彼女を含む一味は今年7月24日~8月7日、SNSでカナダ人男性医師を装い、佐賀県小城市に住む50代女性に対し「イエメンの病院で患者の世話をしているが、母が入院したため航空券が必要です」「自分の銀行口座にうまくアクセスできない」「イエメンからカナダまでの航空券は日本円で20万円です」などのウソのメッセージを送り20万円を銀行口座に振り込ませました。さらに8月下旬~9月7日、今度は埼玉県川越市の60代女性に対し日本人男性ファッションモデルに成りすまし、「タイにいて個人的なコンテストで優勝して賞金5億円を手に入れた」「事務所に見つからないようにあなたの家に送りたい」「一時的に運送会社に配送料を払って欲しい」と虚偽のDMを送信し70万円を銀行口座に振り込ませていました。

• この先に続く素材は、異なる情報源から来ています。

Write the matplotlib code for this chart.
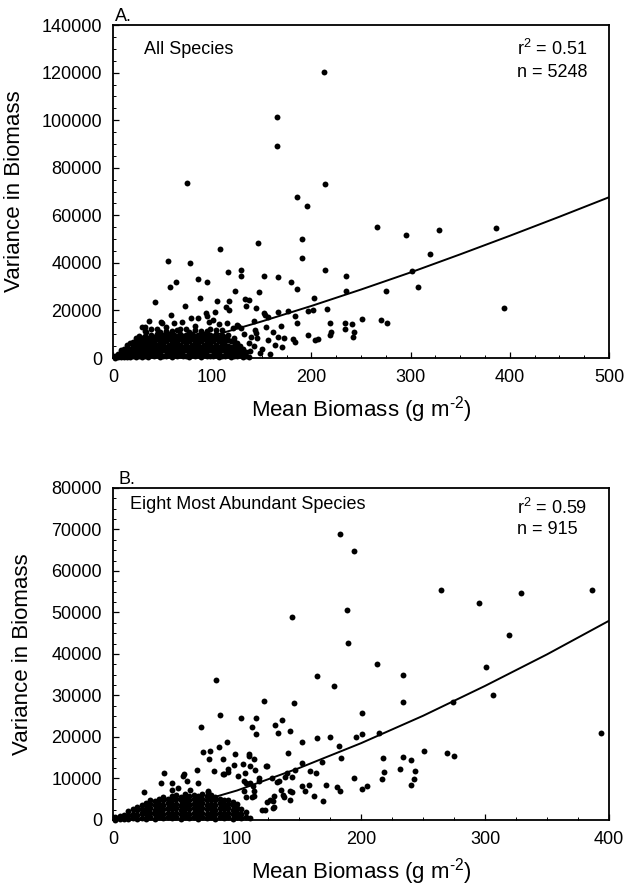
import matplotlib
matplotlib.use("Agg")
import matplotlib.pyplot as plt
from matplotlib.ticker import MultipleLocator

plt.rcParams['font.family'] = ['Liberation Sans', 'DejaVu Sans']
plt.rcParams['mathtext.fontset'] = 'custom'
plt.rcParams['mathtext.rm'] = 'Liberation Sans'
plt.rcParams['mathtext.default'] = 'regular'

# ---- Panel A: all species (outlying points) ----
a_x = [213, 165, 165, 75, 214, 185.5, 196, 265.7, 295.6, 329, 386.5, 394, 320, 301.7, 307,
       275.4, 270.4, 276, 251.5, 241.4, 234, 233.7, 243.4, 242, 219.2, 219.5, 218.5, 235, 235,
       214, 215.8, 202.3, 201.7, 197, 196.6, 203.4, 206.7, 190.2, 190.6, 185.2, 179.1, 183.5,
       185.5, 176.5, 166.3, 166.3, 152.5, 145.8, 147.5, 128.6, 128.6, 123.2, 115.5, 107.8, 94.3,
       85.2, 78.1, 55.9, 64, 57.2, 42.4, 72.7, 87.9, 104.7, 116.8, 114, 117, 136.7, 134, 144.1,
       153.5, 142.1, 169.7, 153.8, 160.9, 166.3, 155.9, 163.3, 170.7, 172.4, 181.5, 183.5, 144.1,
       145.2, 142.4, 131.6, 137.4, 122, 32, 49.8, 78.5, 94.3, 100.5, 107, 115, 133.5, 139.1,
       151.8, 155.9, 143.4, 48.8, 70, 93.6, 29.6, 32.9, 126, 138, 148, 158, 150, 129, 125,
       36, 62, 86, 103, 121, 58, 97]
a_y = [120400, 101200, 89300, 73700, 73200, 67800, 64000, 54900, 51600, 53900, 54700, 20900,
       43900, 36600, 30000, 28200, 15800, 14800, 16500, 14300, 14800, 12100, 11100, 9000, 14800,
       10900, 9700, 34500, 28200, 37000, 20600, 25400, 20300, 19800, 9700, 7400, 8000, 50000,
       42000, 28900, 31800, 17500, 14600, 19800, 19300, 34200, 34500, 48200, 27900, 37000, 34400,
       28300, 36200, 45800, 32100, 33300, 39800, 40900, 31800, 30000, 23700, 21900, 25100, 24100,
       24100, 21500, 20100, 24400, 21900, 21000, 18200, 15700, 13600, 13200, 11100, 8800, 7600,
       5500, 4500, 8300, 7900, 6600, 10400, 8300, 5000, 10100, 6200, 3500, 13200, 14800, 16700,
       17800, 16100, 14200, 14800, 24900, 9000, 19000, 17400, 11800, 15300, 15300, 18800, 13200,
       11000, 13400, 3000, 2000, 1500, 3800, 12600, 14000,
       15600, 14900, 17000, 19200, 12800, 18000, 15300]

# dense cloud near the origin, read as columns: (mean biomass, [variances in thousands])
a_cloud = [
    (2, [0.2, 1.0]), (5, [0.4, 1.6]), (8, [0.3, 1.8, 3.2]), (11, [0.5, 2.0, 3.8]),
    (14, [0.6, 2.4, 4.4, 5.6]), (17, [0.4, 2.0, 4.0, 6.2]), (20, [0.8, 2.8, 4.8, 6.8]),
    (23, [0.5, 2.4, 4.4, 6.4, 8.6]), (26, [0.9, 3.0, 5.0, 7.0, 9.2]),
    (29, [0.6, 2.6, 4.6, 6.6, 8.4]), (32, [1.0, 3.0, 5.2, 7.2, 9.4, 11.4]),
    (35, [0.5, 2.5, 4.6, 6.6, 8.6]), (38, [1.1, 3.2, 5.4, 7.6, 9.8, 12.0]),
    (41, [0.7, 2.6, 4.8, 6.8, 9.0]), (44, [1.2, 3.4, 5.6, 7.8, 10.0, 12.4]),
    (47, [0.6, 2.6, 4.6, 6.8, 9.0, 11.0]), (50, [1.0, 3.2, 5.4, 7.6, 9.8]),
    (53, [0.8, 2.8, 4.8, 7.0, 9.2, 11.4, 13.2]), (56, [1.3, 3.4, 5.6, 7.8, 10.0]),
    (59, [0.6, 2.6, 4.8, 7.0, 9.2, 11.2]), (62, [1.1, 3.2, 5.4, 7.6, 9.8]),
    (65, [0.8, 2.8, 5.0, 7.2, 9.4, 11.6]), (68, [1.2, 3.4, 5.6, 7.8, 10.0, 12.2]),
    (71, [0.7, 2.8, 4.8, 7.0, 9.2]), (74, [1.0, 3.2, 5.4, 7.6, 9.8, 12.4]),
    (77, [0.6, 2.6, 4.8, 7.0, 9.0, 11.0]), (80, [1.3, 3.4, 5.6, 7.8, 10.0]),
    (83, [0.8, 2.8, 5.0, 7.2, 9.4, 11.6, 13.6]), (86, [1.1, 3.2, 5.4, 7.6, 9.8]),
    (89, [0.6, 2.6, 4.8, 7.0, 9.2, 11.4]), (92, [1.2, 3.4, 5.6, 7.8, 10.0]),
    (95, [0.8, 2.8, 5.0, 7.2, 9.4, 11.4]), (98, [1.0, 3.2, 5.4, 7.6, 9.8, 12.2]),
    (101, [0.7, 2.8, 4.8, 7.0, 9.2]), (104, [1.2, 3.4, 5.6, 7.8, 10.0, 11.8]),
    (107, [0.6, 2.6, 4.8, 7.0, 9.0]), (110, [1.0, 3.2, 5.4, 7.4, 9.6, 11.6]),
    (113, [0.8, 2.8, 5.0, 7.0, 9.0]), (116, [1.2, 3.2, 5.2, 7.4, 9.6]),
    (119, [0.6, 2.6, 4.8, 7.0]), (122, [1.0, 3.0, 5.0, 7.2, 8.4]),
    (125, [0.8, 2.8, 4.6, 6.4]), (128, [1.2, 3.2, 5.0]), (131, [0.6, 2.4, 3.8]),
    (134, [1.0, 2.6]), (137, [0.5]),
]

# regression curve, read at every 50 g m-2
a_fit_x = [0, 50, 100, 150, 200, 250, 300, 350, 400, 450, 500]
a_fit_y = [0, 4000, 9300, 15400, 21900, 28800, 36000, 43600, 51400, 59400, 67600]

# ---- Panel B: eight most abundant species ----
b_x = [183.3, 194.6, 264.5, 295, 328.7, 386, 144.1, 188.4, 319.3, 189.2, 213, 234, 300.4, 306.3,
       274.5, 233.5, 393.5, 83.2, 164.6, 177.9, 121.7, 146.3, 201.1, 86.1, 103.4, 115.2, 136,
       130.9, 112, 71, 133.4, 142.5, 115.5, 214.3, 196, 200.5, 174.9, 164.6, 152.5, 181.9, 250.5,
       269.1, 275.3, 217.8, 233.5, 240.2, 183.8, 168.2, 140.9, 152.5, 159.2, 163.8, 147.1, 144.4,
       139, 124.5, 194.6, 204.6, 201.1, 218.9, 217.3, 231.6, 243.7, 242.4, 240.7, 171.4, 169.5,
       162, 155.2, 152.8, 157.9, 180.8, 182.7, 143.1, 137.1, 135.5, 144.4, 132.3, 130.1, 128.7,
       122.8, 123.6, 41.3, 56.7, 67.5, 72.3, 78.3, 77.5, 85.6, 91.7, 88.5, 98.5, 97.7, 104.7,
       109.3, 113.4, 110.7, 114.7, 81.8, 93.1, 89.1, 47.2, 39.1, 24.8, 59.4, 68.8, 76.9, 101.2,
       107.1, 114, 114, 112, 118, 124.5, 129, 89.6, 93, 57.5, 47.2, 52.6, 62, 77, 106.6, 109.3,
       105.3, 110.7, 112.6, 117.4, 128.2, 133.6, 140.3, 143, 138, 126.9, 129.6, 120, 106, 107]
b_y = [68900, 64900, 55500, 52200, 54600, 55300, 48900, 50700, 44600, 42600, 37500, 35000,
       36800, 30100, 28500, 28500, 21000, 33800, 34600, 32200, 28600, 28100, 25700, 25400, 24500,
       24500, 24200, 22800, 22300, 22400, 21000, 21500, 20600, 21000, 20000, 20700, 20000, 19700,
       18700, 17900, 16700, 16200, 15300, 15000, 15200, 14400, 15000, 14000, 16100, 13700, 11800,
       11200, 12000, 10400, 10400, 13000, 10000, 8300, 7500, 11500, 9900, 12200, 11800, 9800,
       8500, 8500, 4600, 5800, 6900, 8300, 8400, 8000, 7100, 4800, 5900, 7300, 6700, 9100, 5700,
       4500, 2400, 12900, 11200, 10600, 12100, 16400, 16600, 14600, 17500, 18700, 14600, 16000,
       13200, 13600, 15300, 14800, 13000, 12000, 11800, 12200, 11100, 8800, 9000, 6800, 9300,
       9000, 6800, 10600, 9000, 7000, 5800, 5500, 10200, 4400, 3000, 11000, 11500, 11000, 7300,
       7700, 7300, 6900, 11400, 15800, 9300, 8900, 8100, 9300, 10200, 9300, 11200, 6900, 5600,
       4900, 3200, 2400, 6900, 5500]

b_cloud = [
    (2, [0.1, 0.6]), (5.5, [0.2, 1.0]), (9, [0.3, 1.3]), (12.5, [0.2, 1.2, 2.2]),
    (16, [0.4, 1.5, 2.6]), (19.5, [0.3, 1.3, 2.4, 3.2]), (23, [0.5, 1.6, 2.7, 3.6]),
    (26.5, [0.3, 1.4, 2.5, 3.6, 4.2]), (30, [0.6, 1.7, 2.8, 3.9, 4.8]),
    (33.5, [0.3, 1.4, 2.5, 3.6, 4.6]), (37, [0.6, 1.7, 2.8, 3.9, 5.0]),
    (40.5, [0.4, 1.5, 2.6, 3.7, 4.8, 5.6]), (44, [0.7, 1.8, 2.9, 4.0, 5.1]),
    (47.5, [0.4, 1.5, 2.6, 3.7, 4.8, 5.8]), (51, [0.6, 1.7, 2.8, 3.9, 5.0, 6.0]),
    (54.5, [0.3, 1.4, 2.5, 3.6, 4.7, 5.6]), (58, [0.7, 1.8, 2.9, 4.0, 5.1, 6.2]),
    (61.5, [0.4, 1.5, 2.6, 3.7, 4.8, 5.8]), (65, [0.6, 1.7, 2.8, 3.9, 5.0, 6.1]),
    (68.5, [0.3, 1.4, 2.5, 3.6, 4.7, 5.7]), (72, [0.7, 1.8, 2.9, 4.0, 5.1, 6.2]),
    (75.5, [0.4, 1.5, 2.6, 3.7, 4.8, 5.8]), (79, [0.6, 1.7, 2.8, 3.9, 5.0, 6.0]),
    (82.5, [0.3, 1.4, 2.5, 3.6, 4.7, 5.6]), (86, [0.7, 1.8, 2.9, 4.0, 5.1]),
    (89.5, [0.4, 1.5, 2.6, 3.7, 4.8]), (93, [0.6, 1.7, 2.8, 3.9, 4.9]),
    (96.5, [0.3, 1.4, 2.5, 3.6, 4.4]), (100, [0.7, 1.8, 2.9, 3.8]),
    (103.5, [0.4, 1.5, 2.6]), (107, [0.8, 1.9]), (110.5, [0.5]),
]

b_fit_x = [0, 50, 100, 150, 200, 250, 300, 350, 400]
b_fit_y = [0, 2750, 7100, 12500, 18500, 25100, 32300, 39900, 48000]

XLABEL = 'Mean Biomass (g m$^{\u20102}$)'


def expand(cloud):
    xs, ys = [], []
    for x, col in cloud:
        for v in col:
            xs.append(x)
            ys.append(v * 1000)
    return xs, ys


def style_axes(ax, xmax, xmajor, ymax, ymajor, yminor):
    ax.set_xlim(0, xmax)
    ax.set_ylim(0, ymax)
    ax.xaxis.set_major_locator(MultipleLocator(xmajor))
    ax.xaxis.set_minor_locator(MultipleLocator(25))
    ax.yaxis.set_major_locator(MultipleLocator(ymajor))
    ax.yaxis.set_minor_locator(MultipleLocator(yminor))
    ax.tick_params(which='both', direction='in', top=False, right=False, labelsize=13)
    ax.tick_params(which='major', length=4, width=0.9, pad=8)
    ax.tick_params(which='minor', length=2.5, width=0.7)
    for s in ax.spines.values():
        s.set_linewidth(1.3)
    ax.set_xlabel(XLABEL, fontsize=16, labelpad=6)


fig = plt.figure(figsize=(6.33, 8.88), dpi=100)

# %% panel A
ax1 = fig.add_axes([0.1785, 0.5968, 0.7836, 0.375])
cx, cy = expand(a_cloud)
ax1.scatter(cx + a_x, cy + a_y, s=18, color='black', linewidths=0, clip_on=False, zorder=3)
ax1.plot(a_fit_x, a_fit_y, color='black', lw=1.4, zorder=2)
style_axes(ax1, 500, 100, 140000, 20000, 5000)
ax1.set_ylabel('Variance in Biomass', fontsize=16)
ax1.yaxis.set_label_coords(-0.177, 0.5)
ax1.text(0.063, 0.928, 'All Species', transform=ax1.transAxes, fontsize=13, va='center')
ax1.text(0.815, 0.928, 'r$^2$ = 0.51', transform=ax1.transAxes, fontsize=13, va='center')
ax1.text(0.815, 0.856, 'n = 5248', transform=ax1.transAxes, fontsize=13, va='center')
ax1.text(0.004, 1.0, 'A.', transform=ax1.transAxes, fontsize=13, va='bottom')

# %% panel B
ax2 = fig.add_axes([0.1785, 0.0766, 0.7836, 0.3739])
cx, cy = expand(b_cloud)
ax2.scatter(cx + b_x, cy + b_y, s=18, color='black', linewidths=0, clip_on=False, zorder=3)
ax2.plot(b_fit_x, b_fit_y, color='black', lw=1.4, zorder=2)
style_axes(ax2, 400, 100, 80000, 10000, 2500)
ax2.set_ylabel('Variance in Biomass', fontsize=16)
ax2.yaxis.set_label_coords(-0.161, 0.5)
ax2.text(0.034, 0.949, 'Eight Most Abundant Species', transform=ax2.transAxes, fontsize=13, va='center')
ax2.text(0.815, 0.94, 'r$^2$ = 0.59', transform=ax2.transAxes, fontsize=13, va='center')
ax2.text(0.815, 0.876, 'n = 915', transform=ax2.transAxes, fontsize=13, va='center')
ax2.text(0.012, 1.0, 'B.', transform=ax2.transAxes, fontsize=13, va='bottom')

fig.savefig('out.png', dpi=100)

その後8月21日になり「SNSで知り合ったカナダ人がトルコ警察に拘束された。解放するためにお金が必要だが、どうすればいいですか」と佐賀の女性から県警に相談があり事件が発覚しましたが、自分が騙されているとも知らず実際には存在しないカナダ人男性医師の心配をする女性が哀れでなりません。

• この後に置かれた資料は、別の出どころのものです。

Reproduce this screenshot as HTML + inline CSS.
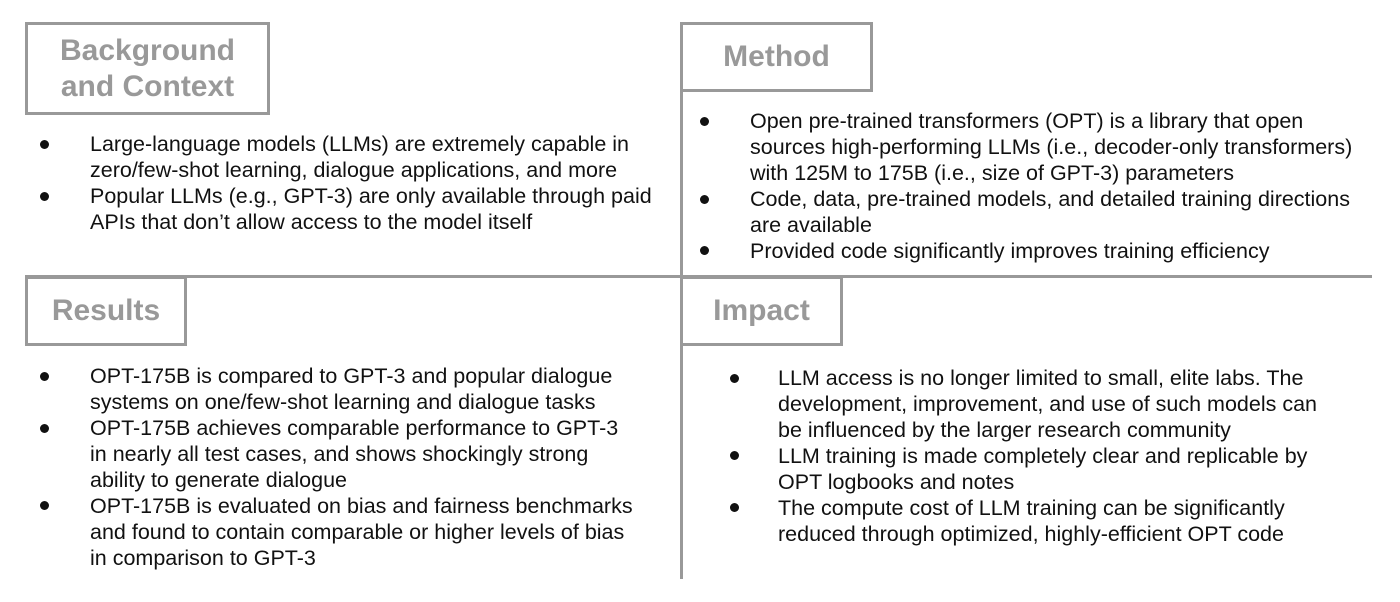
<!DOCTYPE html>
<html><head><meta charset="utf-8"><style>
body{margin:0;width:1400px;height:602px;background:#fff;position:relative;overflow:hidden;font-family:"Liberation Sans",Arial,sans-serif;}
.l{position:absolute;background:#999;}
.box{position:absolute;border:3px solid #999;box-sizing:border-box;color:#999;font-weight:bold;font-size:30px;display:flex;align-items:center;justify-content:center;text-align:center;line-height:36px;}
.t{position:absolute;font-size:21.5px;line-height:26px;color:#111;white-space:nowrap;}
.b{position:absolute;width:9px;height:9px;border-radius:50%;background:#111;}
</style></head><body>
<div class="l" style="left:680px;top:22px;width:3px;height:557px"></div>
<div class="l" style="left:25px;top:275px;width:1347px;height:3px"></div>

<div class="box" style="left:25px;top:22px;width:245px;height:93px">Background<br>and Context</div>
<div class="box" style="left:680px;top:22px;width:193px;height:70px">Method</div>
<div class="box" style="left:25px;top:276px;width:162px;height:70px">Results</div>
<div class="box" style="left:680px;top:276px;width:163px;height:70px">Impact</div>

<div class="b" style="left:40px;top:140px"></div>
<div class="b" style="left:40px;top:192px"></div>
<div class="t" style="left:90px;top:131px">Large-language models (LLMs) are extremely capable in<br>zero/few-shot learning, dialogue applications, and more<br>Popular LLMs (e.g., GPT-3) are only available through paid<br>APIs that don’t allow access to the model itself</div>

<div class="b" style="left:700px;top:117px"></div>
<div class="b" style="left:700px;top:195px"></div>
<div class="b" style="left:700px;top:246px"></div>
<div class="t" style="left:750px;top:108px">Open pre-trained transformers (OPT) is a library that open<br>sources high-performing LLMs (i.e., decoder-only transformers)<br>with 125M to 175B (i.e., size of GPT-3) parameters<br>Code, data, pre-trained models, and detailed training directions<br>are available<br>Provided code significantly improves training efficiency</div>

<div class="b" style="left:40px;top:372px"></div>
<div class="b" style="left:40px;top:424px"></div>
<div class="b" style="left:40px;top:501px"></div>
<div class="t" style="left:90px;top:363px">OPT-175B is compared to GPT-3 and popular dialogue<br>systems on one/few-shot learning and dialogue tasks<br>OPT-175B achieves comparable performance to GPT-3<br>in nearly all test cases, and shows shockingly strong<br>ability to generate dialogue<br>OPT-175B is evaluated on bias and fairness benchmarks<br>and found to contain comparable or higher levels of bias<br>in comparison to GPT-3</div>

<div class="b" style="left:730px;top:374px"></div>
<div class="b" style="left:730px;top:451px"></div>
<div class="b" style="left:730px;top:503px"></div>
<div class="t" style="left:778px;top:365px">LLM access is no longer limited to small, elite labs. The<br>development, improvement, and use of such models can<br>be influenced by the larger research community<br>LLM training is made completely clear and replicable by<br>OPT logbooks and notes<br>The compute cost of LLM training can be significantly<br>reduced through optimized, highly-efficient OPT code</div>
</body></html>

警察が調べると佐賀県の女性は20万円を含む約150万円、埼玉県の女性は70万円を含む約1140万円をこのロマンス詐欺グループにだまし取られていたことがわかりました。被害者は50代、60代と一般的には分別のある年齢とされますが、まさに「恋は盲目」とはよくいったものでいちど愛してしまったことによりもう周りは一切見えなくなってしまったのでしょう。それだけに純真な「乙女心」に付け込む卑劣な犯罪は許すことが出来ません。
この手の詐欺事件は、ターゲット探し係、連絡係、現金引き出し係を分業にした上、架空口座でお金の流れをわからなくするなど周到な準備の上で行われますので、被害者が詐欺に気付いてもなかなか犯人を特定できません。ところが今回はいとも簡単に実行犯の女性巡査に辿り着きました。なぜなら、被害女性たちが振り込んだ銀行の口座名義が、なんとこの巡査本人のものだったからです。さらに警察が現金を引き出した日時を調べ、ATMのそばに設置されている防犯カメラの映像を確認すると、現金を引き出す女性巡査の姿がバッチリ写っていたのですからもう逃げられません。
現役警察官が詐欺グループの一員だったことにも驚きですが、事件捜査のイロハを知る立場にありながら、自分名義の口座を使うなんて「犯人は私よ」と自己紹介しているのも同じで間抜けなことこの上ありません。詐欺事件で騙される方より騙す方が“バカ”だったという非常に珍しい事件でした。